How long can this article be? What shoot doesn’t have them? A big part of the hardship is reflected on the screen. The film is very self-conscious about the process of making the film. My biggest lesson has to be with the music in the film. We were having a really hard time getting the actual song we choreographed the fountain to approved. It was about to kill the whole project.

How much did it cost to make? Was this a long filming process?
The budget is around $150,000. We filmed for a month and then waited for the fountain show to premiere in Vegas a month later (due to everyone’s schedules). Then we edited it for almost 8 months. When we got accepted into the festival, we had to re-edited based on the music we could afford. It was officially finished one week ago. How long is that?

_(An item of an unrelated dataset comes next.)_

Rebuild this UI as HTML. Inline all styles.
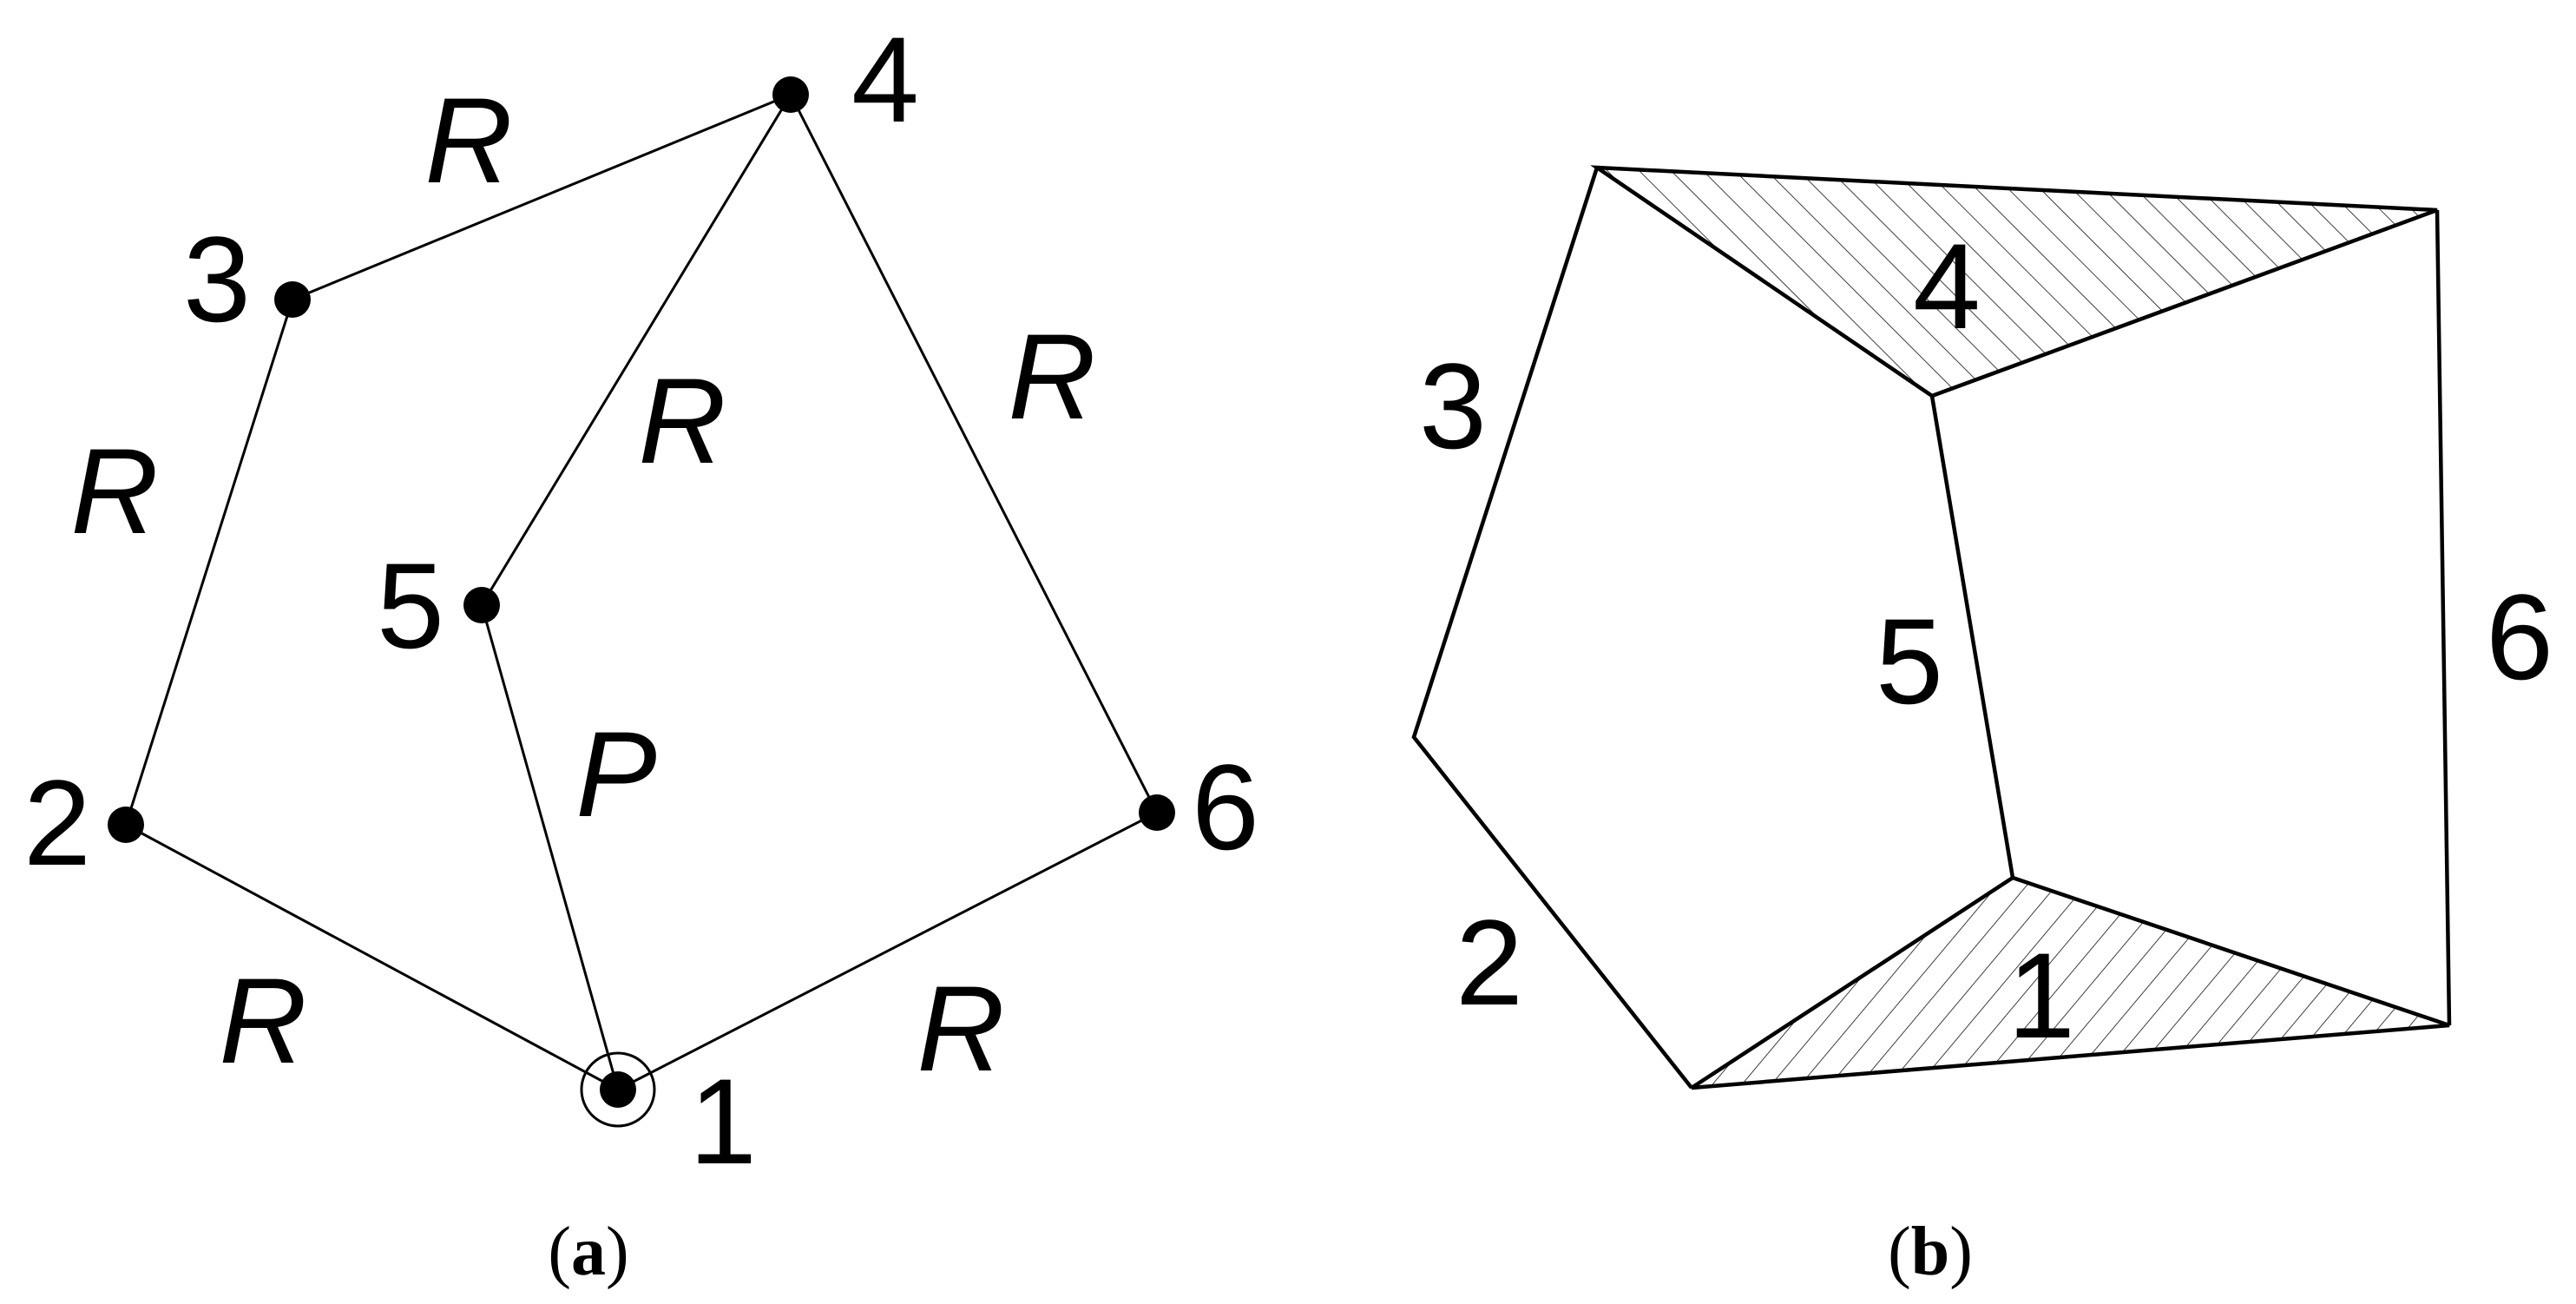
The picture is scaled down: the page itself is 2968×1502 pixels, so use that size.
<!DOCTYPE html>
<html><head><meta charset="utf-8"><style>
html,body{margin:0;padding:0;background:#fff;}
svg{display:block;}
text{font-family:"Liberation Sans",sans-serif;fill:#000;}
.n{font-size:140px;}
.r{font-size:140px;font-style:italic;}
.cap{font-family:"Liberation Serif",serif;font-size:80px;}
</style></head><body>
<svg width="2968" height="1502" viewBox="0 0 2968 1502" xmlns="http://www.w3.org/2000/svg">
<defs>
<pattern id="h1" width="26" height="26" patternUnits="userSpaceOnUse" patternTransform="rotate(-45)">
<line x1="0" y1="0" x2="0" y2="26" stroke="#000" stroke-width="1.5"/>
</pattern>
<pattern id="h2" width="26" height="26" patternUnits="userSpaceOnUse" patternTransform="rotate(40)">
<line x1="0" y1="0" x2="0" y2="26" stroke="#000" stroke-width="1.5"/>
</pattern>
</defs>
<!-- panel a -->
<g stroke="#000" stroke-width="3" fill="none">
<polyline points="712,1255 145,950 337,345 911,109 1333,936 712,1255"/>
<polyline points="911,109 555,697 712,1255"/>
<circle cx="712" cy="1255" r="42"/>
</g>
<g fill="#000">
<circle cx="911" cy="109" r="21"/>
<circle cx="337" cy="345" r="21"/>
<circle cx="145" cy="950" r="21"/>
<circle cx="555" cy="697" r="21"/>
<circle cx="1333" cy="936" r="21"/>
<circle cx="712" cy="1255" r="21"/>
</g>
<g text-anchor="middle">
<text class="n" x="1020" y="140">4</text>
<text class="n" x="250" y="370">3</text>
<text class="n" x="66" y="996">2</text>
<text class="n" x="473" y="746">5</text>
<text class="n" x="1412" y="978">6</text>
<text class="n" x="833" y="1340">1</text>
<text class="r" x="540" y="210">R</text>
<text class="r" x="132" y="614">R</text>
<text class="r" x="786" y="533">R</text>
<text class="r" x="1212" y="482">R</text>
<text class="r" x="710" y="940">P</text>
<text class="r" x="303" y="1224">R</text>
<text class="r" x="1107" y="1233">R</text>
<text class="cap" x="678" y="1468"><tspan>(</tspan><tspan font-weight="bold">a</tspan><tspan>)</tspan></text>
<text class="cap" x="2224" y="1468"><tspan>(</tspan><tspan font-weight="bold">b</tspan><tspan>)</tspan></text>
</g>
<!-- panel b -->
<polygon points="1840,193 2808,242 2226,456" fill="url(#h1)"/>
<polygon points="1949,1253 2319,1011 2822,1181" fill="url(#h2)"/>
<g stroke="#000" stroke-width="4.5" fill="none" stroke-linejoin="miter">
<polygon points="1840,193 2808,242 2226,456"/>
<polygon points="1949,1253 2319,1011 2822,1181"/>
<polyline points="1840,193 1629,849 1949,1253"/>
<line x1="2226" y1="456" x2="2319" y2="1011"/>
<line x1="2808" y1="242" x2="2822" y2="1181"/>
</g>
<g text-anchor="middle">
<text class="n" x="2243" y="378">4</text>
<text class="n" x="1674" y="516">3</text>
<text class="n" x="2200" y="810">5</text>
<text class="n" x="2903" y="782">6</text>
<text class="n" x="1716" y="1157">2</text>
<text class="n" x="2352" y="1195">1</text>
</g>
</svg>
</body></html>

About a year, I think. What format did you shoot the film in, and was it an aesthetic choice or a budgetary one?
The idea to shoot on mini digi DV was budgetary; the desire to shoot 24p was for the look.

Are there any scenes you had to cut that you wish were still in the film?
We had a great section that showed Rebecca and I narrowing down our choices of songs to present to Wet Design. During the section you could see each song edited to footage of the fountain. It was very satisfy to me because it was the closest thing to actually choreographing all those songs to the fountain. I ended up putting something in its place that is satisfying for a whole other reason. It speaks to the difficulty of getting music cleared for films. It isn’t fair that low budget documentaries are held to the same prices as big budget features.

Do you have any projects coming up now that “Wet Dreams” is done production?
I have been working on a documentary about Yma Sumac, singing legend from the 50’s. I have been working on it for 15 years. I am very close to Yma as a result. I’m glad it wasn’t finished sooner because it will be so much different now that I have gone through this process with Wet Dreams.

The best job is that because of this film, Wet Design has hired me to choreograph more fountain shows.